== Instructions to follow ==
Retype, exactly as they stand, the lines from the start of the data to the line that contains "22.5, y: -58", both ends included. Leave the pictures out.

== Recorded information ==
------------------------------------

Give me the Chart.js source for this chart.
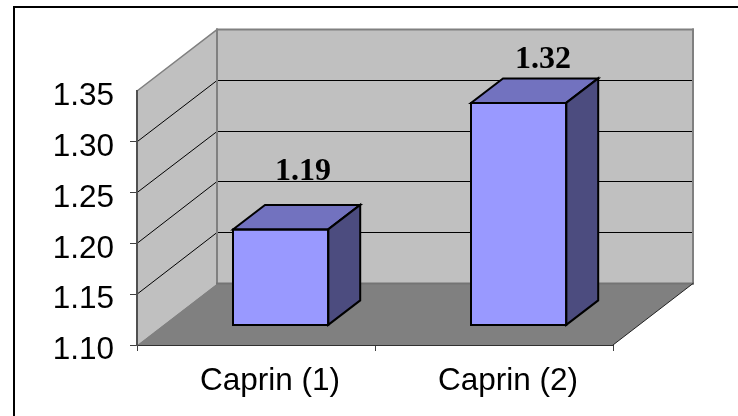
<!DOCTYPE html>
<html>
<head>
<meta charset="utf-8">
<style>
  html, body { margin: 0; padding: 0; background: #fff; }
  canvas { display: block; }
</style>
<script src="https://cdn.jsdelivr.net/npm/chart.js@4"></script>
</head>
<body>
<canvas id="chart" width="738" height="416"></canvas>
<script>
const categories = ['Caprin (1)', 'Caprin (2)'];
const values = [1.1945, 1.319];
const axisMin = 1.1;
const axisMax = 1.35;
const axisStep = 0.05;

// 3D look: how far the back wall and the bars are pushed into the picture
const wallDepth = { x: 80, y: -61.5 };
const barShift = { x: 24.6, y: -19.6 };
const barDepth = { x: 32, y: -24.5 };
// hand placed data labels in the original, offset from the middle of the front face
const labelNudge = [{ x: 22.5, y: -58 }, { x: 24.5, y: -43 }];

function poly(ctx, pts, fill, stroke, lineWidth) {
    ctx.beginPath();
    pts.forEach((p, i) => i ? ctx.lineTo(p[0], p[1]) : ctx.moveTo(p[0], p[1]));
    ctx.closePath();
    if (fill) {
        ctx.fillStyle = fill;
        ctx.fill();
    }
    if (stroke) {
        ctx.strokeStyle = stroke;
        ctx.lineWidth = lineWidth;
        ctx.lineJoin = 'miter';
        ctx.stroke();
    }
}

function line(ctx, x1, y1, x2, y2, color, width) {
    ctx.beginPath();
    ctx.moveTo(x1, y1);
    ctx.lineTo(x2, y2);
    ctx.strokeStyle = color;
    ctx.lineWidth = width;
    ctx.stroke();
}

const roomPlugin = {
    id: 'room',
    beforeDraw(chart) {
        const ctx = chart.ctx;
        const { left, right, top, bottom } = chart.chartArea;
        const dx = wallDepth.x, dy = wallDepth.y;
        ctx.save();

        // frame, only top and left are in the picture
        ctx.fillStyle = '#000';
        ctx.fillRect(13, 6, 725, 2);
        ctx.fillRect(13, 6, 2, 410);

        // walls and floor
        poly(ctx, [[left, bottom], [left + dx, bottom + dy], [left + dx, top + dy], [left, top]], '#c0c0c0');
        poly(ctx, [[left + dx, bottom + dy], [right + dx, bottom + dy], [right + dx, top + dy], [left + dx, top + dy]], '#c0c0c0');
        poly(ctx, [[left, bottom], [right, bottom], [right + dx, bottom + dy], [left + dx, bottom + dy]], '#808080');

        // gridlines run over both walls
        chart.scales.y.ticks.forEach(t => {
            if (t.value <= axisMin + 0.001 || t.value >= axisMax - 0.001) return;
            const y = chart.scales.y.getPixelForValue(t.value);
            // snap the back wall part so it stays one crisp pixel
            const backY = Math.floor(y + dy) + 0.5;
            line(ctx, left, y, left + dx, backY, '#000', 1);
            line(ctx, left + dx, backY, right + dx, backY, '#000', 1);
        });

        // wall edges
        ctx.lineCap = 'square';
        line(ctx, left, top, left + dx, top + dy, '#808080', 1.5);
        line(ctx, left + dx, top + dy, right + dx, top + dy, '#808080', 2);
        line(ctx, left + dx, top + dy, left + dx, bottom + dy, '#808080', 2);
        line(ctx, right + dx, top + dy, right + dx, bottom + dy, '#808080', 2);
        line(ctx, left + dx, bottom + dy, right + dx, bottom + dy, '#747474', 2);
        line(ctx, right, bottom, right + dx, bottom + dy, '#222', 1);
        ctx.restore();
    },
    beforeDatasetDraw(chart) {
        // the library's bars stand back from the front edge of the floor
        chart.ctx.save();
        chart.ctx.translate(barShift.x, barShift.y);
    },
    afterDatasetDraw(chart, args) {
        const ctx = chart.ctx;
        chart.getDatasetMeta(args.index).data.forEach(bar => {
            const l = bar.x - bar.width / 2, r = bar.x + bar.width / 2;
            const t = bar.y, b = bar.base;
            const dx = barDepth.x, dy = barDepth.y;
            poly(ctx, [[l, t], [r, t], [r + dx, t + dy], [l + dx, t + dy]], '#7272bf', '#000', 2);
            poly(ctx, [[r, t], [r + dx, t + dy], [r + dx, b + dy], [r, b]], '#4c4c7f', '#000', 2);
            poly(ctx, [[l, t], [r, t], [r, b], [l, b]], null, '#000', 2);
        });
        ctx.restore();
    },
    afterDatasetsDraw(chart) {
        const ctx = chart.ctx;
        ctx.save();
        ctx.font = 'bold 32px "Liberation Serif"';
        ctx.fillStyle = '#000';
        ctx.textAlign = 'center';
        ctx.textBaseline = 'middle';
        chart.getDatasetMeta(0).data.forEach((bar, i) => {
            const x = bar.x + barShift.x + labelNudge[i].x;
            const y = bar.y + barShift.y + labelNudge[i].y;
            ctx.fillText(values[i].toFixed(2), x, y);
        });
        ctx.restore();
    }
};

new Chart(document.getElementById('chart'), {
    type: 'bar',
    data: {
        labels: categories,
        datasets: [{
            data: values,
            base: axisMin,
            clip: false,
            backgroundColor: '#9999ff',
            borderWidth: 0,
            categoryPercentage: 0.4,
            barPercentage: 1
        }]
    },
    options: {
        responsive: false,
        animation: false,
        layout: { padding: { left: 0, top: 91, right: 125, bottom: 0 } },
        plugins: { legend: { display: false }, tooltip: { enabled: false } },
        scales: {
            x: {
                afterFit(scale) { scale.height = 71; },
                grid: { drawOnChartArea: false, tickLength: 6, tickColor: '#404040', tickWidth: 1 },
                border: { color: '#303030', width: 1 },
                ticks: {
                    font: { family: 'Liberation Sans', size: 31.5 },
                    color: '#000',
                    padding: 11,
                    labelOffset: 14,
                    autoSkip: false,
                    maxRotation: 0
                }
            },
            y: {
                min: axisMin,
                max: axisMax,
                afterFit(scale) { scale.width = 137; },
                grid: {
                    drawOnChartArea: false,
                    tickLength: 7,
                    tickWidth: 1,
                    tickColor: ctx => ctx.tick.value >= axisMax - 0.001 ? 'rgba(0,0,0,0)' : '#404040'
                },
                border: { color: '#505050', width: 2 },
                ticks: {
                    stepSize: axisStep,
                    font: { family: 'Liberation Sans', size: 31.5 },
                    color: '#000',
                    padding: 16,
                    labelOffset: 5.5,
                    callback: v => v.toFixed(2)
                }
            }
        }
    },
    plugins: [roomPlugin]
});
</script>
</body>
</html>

------------------------------------

== Final answer ==
Give me the Chart.js source for this chart.
<!DOCTYPE html>
<html>
<head>
<meta charset="utf-8">
<style>
  html, body { margin: 0; padding: 0; background: #fff; }
  canvas { display: block; }
</style>
<script src="https://cdn.jsdelivr.net/npm/chart.js@4"></script>
</head>
<body>
<canvas id="chart" width="738" height="416"></canvas>
<script>
const categories = ['Caprin (1)', 'Caprin (2)'];
const values = [1.1945, 1.319];
const axisMin = 1.1;
const axisMax = 1.35;
const axisStep = 0.05;

// 3D look: how far the back wall and the bars are pushed into the picture
const wallDepth = { x: 80, y: -61.5 };
const barShift = { x: 24.6, y: -19.6 };
const barDepth = { x: 32, y: -24.5 };
// hand placed data labels in the original, offset from the middle of the front face
const labelNudge = [{ x: 22.5, y: -58 }, { x: 24.5, y: -43 }];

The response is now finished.